Although mainly created to entertain, Chloe delivers a clear message about how many people assume they know what others' lives are like based on how they look online.

"The show is really just fantastic at depicting social media and our relationship with it and the dangers that lie there," Doherty said.

"I really pray that people can watch this show and maybe reassess their relationships with social media. I don't think it needs to be so swallowing. It doesn't need to consume us in the way that it does."

Doherty said she likes being part of a fun project that also holds up a mirror to society as it is now.

"All I want to do is ask questions. I think that's what it is to be a human being," she said.

"Social media -- there's no escaping it and it is such a big part of our lives. Why not be a part of something that brings up really uncomfortable questions [about it]?" she added. "When we get uncomfortable, good stuff happens."

Bennet-Warner agreed that the show does a great job exploring what people share online and how they perceive others.
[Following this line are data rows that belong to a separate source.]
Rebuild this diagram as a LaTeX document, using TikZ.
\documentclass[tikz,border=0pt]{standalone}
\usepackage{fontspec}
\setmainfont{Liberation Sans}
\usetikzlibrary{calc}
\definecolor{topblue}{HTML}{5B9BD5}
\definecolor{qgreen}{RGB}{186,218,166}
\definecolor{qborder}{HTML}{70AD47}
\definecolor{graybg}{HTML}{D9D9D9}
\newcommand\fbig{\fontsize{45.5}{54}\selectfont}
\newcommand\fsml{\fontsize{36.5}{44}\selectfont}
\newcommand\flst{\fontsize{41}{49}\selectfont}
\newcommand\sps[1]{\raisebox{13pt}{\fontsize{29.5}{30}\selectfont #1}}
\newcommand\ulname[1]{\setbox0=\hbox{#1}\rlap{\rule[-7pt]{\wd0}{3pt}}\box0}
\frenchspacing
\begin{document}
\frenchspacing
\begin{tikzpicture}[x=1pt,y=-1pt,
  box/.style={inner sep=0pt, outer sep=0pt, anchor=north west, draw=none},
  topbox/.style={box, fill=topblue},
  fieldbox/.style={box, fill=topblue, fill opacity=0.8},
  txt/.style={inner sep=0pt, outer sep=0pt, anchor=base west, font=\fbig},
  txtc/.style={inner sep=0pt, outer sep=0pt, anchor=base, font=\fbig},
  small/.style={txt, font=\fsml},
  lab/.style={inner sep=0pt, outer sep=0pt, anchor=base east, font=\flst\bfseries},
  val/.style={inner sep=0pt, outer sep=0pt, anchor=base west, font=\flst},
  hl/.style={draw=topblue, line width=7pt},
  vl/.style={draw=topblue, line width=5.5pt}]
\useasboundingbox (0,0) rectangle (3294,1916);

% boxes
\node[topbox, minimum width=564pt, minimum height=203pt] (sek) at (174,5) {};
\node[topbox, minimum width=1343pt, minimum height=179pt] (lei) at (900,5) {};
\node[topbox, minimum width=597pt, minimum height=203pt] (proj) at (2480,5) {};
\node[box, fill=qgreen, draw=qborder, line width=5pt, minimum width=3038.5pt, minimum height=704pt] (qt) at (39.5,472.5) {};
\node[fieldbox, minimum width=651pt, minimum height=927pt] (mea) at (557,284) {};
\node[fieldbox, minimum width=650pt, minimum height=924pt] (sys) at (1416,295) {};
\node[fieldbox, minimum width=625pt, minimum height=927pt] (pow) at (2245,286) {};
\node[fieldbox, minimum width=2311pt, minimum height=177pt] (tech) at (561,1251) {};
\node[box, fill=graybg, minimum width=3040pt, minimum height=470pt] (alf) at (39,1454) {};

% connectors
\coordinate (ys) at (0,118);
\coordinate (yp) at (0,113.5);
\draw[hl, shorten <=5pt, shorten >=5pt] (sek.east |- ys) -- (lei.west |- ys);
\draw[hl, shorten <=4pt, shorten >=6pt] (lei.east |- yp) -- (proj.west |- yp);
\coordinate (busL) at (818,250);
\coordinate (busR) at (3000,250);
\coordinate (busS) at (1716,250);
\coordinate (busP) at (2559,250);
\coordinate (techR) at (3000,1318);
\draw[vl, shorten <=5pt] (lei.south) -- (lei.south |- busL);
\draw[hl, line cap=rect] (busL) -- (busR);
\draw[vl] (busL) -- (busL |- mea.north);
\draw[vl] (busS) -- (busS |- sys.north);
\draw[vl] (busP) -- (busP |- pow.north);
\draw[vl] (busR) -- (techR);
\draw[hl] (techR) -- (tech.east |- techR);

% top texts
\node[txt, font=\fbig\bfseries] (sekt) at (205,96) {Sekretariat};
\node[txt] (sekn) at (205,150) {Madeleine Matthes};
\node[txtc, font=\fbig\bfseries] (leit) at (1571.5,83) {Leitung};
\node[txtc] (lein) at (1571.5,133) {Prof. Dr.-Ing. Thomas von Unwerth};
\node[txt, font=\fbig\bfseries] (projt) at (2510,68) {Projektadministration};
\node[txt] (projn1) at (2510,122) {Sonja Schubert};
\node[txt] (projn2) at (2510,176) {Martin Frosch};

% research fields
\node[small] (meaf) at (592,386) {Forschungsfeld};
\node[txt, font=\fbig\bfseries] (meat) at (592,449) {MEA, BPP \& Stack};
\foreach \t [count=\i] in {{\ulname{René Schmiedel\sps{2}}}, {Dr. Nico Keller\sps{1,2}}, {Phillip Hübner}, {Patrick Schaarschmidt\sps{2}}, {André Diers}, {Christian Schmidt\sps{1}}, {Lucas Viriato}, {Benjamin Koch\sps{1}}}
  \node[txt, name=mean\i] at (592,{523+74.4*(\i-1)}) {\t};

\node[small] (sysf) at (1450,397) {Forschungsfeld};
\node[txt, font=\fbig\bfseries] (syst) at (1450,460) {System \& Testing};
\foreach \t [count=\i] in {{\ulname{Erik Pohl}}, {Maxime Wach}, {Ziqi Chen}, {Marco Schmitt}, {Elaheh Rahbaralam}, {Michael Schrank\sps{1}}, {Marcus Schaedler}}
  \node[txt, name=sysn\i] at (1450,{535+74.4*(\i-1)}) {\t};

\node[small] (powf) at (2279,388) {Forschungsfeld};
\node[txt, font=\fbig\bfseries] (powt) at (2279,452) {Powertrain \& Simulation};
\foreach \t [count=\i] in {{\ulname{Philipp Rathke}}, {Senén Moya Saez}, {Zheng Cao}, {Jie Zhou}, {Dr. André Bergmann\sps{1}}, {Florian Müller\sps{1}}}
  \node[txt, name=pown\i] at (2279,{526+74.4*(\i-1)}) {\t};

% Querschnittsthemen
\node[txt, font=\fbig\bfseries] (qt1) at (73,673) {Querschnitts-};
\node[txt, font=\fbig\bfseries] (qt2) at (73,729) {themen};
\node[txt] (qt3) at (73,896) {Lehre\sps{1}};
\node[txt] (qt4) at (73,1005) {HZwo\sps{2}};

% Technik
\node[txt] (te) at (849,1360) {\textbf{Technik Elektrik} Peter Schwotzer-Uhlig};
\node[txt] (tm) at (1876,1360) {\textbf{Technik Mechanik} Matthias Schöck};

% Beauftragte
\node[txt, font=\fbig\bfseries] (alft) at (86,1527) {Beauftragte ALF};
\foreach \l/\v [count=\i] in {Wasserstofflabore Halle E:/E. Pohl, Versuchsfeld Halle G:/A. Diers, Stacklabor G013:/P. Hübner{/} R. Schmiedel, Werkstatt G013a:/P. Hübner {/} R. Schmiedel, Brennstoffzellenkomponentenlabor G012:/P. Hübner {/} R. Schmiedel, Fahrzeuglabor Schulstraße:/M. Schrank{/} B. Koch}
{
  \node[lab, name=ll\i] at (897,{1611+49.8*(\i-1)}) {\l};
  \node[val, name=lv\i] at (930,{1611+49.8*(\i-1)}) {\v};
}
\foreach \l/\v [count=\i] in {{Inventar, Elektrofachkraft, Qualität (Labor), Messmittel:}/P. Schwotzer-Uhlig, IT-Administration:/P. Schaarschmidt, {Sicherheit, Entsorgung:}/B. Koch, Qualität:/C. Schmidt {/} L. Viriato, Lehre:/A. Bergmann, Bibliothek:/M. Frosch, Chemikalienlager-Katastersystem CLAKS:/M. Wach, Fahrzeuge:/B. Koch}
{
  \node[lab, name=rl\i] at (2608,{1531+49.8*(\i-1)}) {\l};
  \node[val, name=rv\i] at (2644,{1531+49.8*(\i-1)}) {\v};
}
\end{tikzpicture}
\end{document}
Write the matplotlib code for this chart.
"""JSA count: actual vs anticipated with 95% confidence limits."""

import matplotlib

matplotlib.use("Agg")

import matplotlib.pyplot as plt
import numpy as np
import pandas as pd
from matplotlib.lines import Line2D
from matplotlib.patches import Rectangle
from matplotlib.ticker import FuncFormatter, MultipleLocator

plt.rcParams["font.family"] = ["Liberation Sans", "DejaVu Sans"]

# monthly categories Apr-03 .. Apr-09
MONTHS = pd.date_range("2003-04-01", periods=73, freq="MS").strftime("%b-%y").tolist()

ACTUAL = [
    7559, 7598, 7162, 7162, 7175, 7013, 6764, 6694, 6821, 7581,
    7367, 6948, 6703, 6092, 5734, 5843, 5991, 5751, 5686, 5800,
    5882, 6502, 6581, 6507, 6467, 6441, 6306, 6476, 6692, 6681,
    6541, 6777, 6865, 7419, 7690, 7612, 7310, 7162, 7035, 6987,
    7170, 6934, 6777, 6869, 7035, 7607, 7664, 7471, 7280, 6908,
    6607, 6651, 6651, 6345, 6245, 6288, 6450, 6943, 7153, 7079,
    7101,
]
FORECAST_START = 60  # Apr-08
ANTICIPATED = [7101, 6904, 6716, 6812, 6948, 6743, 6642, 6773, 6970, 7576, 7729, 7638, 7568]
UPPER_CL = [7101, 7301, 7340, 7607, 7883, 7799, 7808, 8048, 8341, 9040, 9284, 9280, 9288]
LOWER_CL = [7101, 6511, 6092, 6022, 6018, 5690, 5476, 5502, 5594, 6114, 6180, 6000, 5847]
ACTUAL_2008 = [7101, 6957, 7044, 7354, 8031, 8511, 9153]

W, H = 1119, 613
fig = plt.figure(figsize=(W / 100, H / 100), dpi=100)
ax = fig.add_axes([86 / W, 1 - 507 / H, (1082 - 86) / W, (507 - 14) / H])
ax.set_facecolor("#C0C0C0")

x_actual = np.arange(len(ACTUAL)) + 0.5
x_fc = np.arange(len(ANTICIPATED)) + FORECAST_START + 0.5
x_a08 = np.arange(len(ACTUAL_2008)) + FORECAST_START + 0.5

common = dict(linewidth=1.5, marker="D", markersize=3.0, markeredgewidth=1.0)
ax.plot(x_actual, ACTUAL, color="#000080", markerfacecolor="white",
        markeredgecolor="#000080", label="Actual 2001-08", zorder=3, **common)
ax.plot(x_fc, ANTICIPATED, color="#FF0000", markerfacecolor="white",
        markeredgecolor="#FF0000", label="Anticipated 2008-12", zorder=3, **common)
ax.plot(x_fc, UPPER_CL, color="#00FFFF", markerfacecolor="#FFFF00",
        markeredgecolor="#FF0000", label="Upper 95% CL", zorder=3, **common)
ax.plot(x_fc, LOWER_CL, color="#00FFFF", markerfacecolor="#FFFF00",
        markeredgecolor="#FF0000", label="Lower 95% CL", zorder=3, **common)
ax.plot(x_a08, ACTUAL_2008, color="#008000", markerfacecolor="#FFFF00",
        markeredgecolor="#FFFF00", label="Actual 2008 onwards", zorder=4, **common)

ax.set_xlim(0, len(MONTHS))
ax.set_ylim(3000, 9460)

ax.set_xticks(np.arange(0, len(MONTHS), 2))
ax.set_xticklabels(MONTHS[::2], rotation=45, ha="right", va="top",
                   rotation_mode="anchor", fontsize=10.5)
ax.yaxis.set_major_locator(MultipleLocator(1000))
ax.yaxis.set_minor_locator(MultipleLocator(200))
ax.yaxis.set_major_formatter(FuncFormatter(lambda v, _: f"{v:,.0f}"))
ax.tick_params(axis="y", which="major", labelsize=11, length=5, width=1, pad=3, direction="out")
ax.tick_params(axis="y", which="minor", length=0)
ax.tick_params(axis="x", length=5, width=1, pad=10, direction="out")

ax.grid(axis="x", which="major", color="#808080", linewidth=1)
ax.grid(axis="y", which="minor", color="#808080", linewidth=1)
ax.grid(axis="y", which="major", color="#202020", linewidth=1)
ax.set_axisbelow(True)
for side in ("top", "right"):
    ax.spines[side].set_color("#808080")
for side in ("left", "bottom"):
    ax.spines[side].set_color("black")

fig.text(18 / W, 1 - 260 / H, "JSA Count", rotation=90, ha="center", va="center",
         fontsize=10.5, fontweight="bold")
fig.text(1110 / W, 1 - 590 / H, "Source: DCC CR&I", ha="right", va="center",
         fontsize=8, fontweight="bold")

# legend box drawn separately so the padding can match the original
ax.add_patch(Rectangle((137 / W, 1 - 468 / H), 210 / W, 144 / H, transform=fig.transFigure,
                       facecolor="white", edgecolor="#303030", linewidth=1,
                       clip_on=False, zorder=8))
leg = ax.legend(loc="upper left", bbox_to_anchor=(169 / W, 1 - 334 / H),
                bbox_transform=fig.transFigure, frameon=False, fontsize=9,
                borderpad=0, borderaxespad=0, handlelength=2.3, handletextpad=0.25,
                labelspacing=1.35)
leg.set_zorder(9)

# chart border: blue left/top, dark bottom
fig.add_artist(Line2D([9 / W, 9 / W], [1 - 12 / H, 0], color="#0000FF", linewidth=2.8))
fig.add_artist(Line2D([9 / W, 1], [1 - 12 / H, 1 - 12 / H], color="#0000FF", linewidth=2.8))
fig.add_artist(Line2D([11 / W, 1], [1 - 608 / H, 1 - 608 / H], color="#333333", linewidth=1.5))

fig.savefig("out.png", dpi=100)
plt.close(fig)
"Yes, you can be putting up all of these things, but your life could be normal or a mess or complicated, but you choose to put this veneer -- this slice of your life in the public space. It shows the ability to control your narrative, but also the darker and vulnerable side to that."

Hall said Josh is the "voice of reason" on the show, and Bennett-Warner called Livia the "queen bee of Bristol."

"She's running Bristol in a way and loving life. She has a great life," Bennett-Warner said.

"I wanted to play her because I felt like I hadn't really tapped into or seen this kind of character before on TV, especially played by a Black actress, so I was very keen to do it because of those reasons, and also because of Alice [Seabright's] writing. I really love the world she created."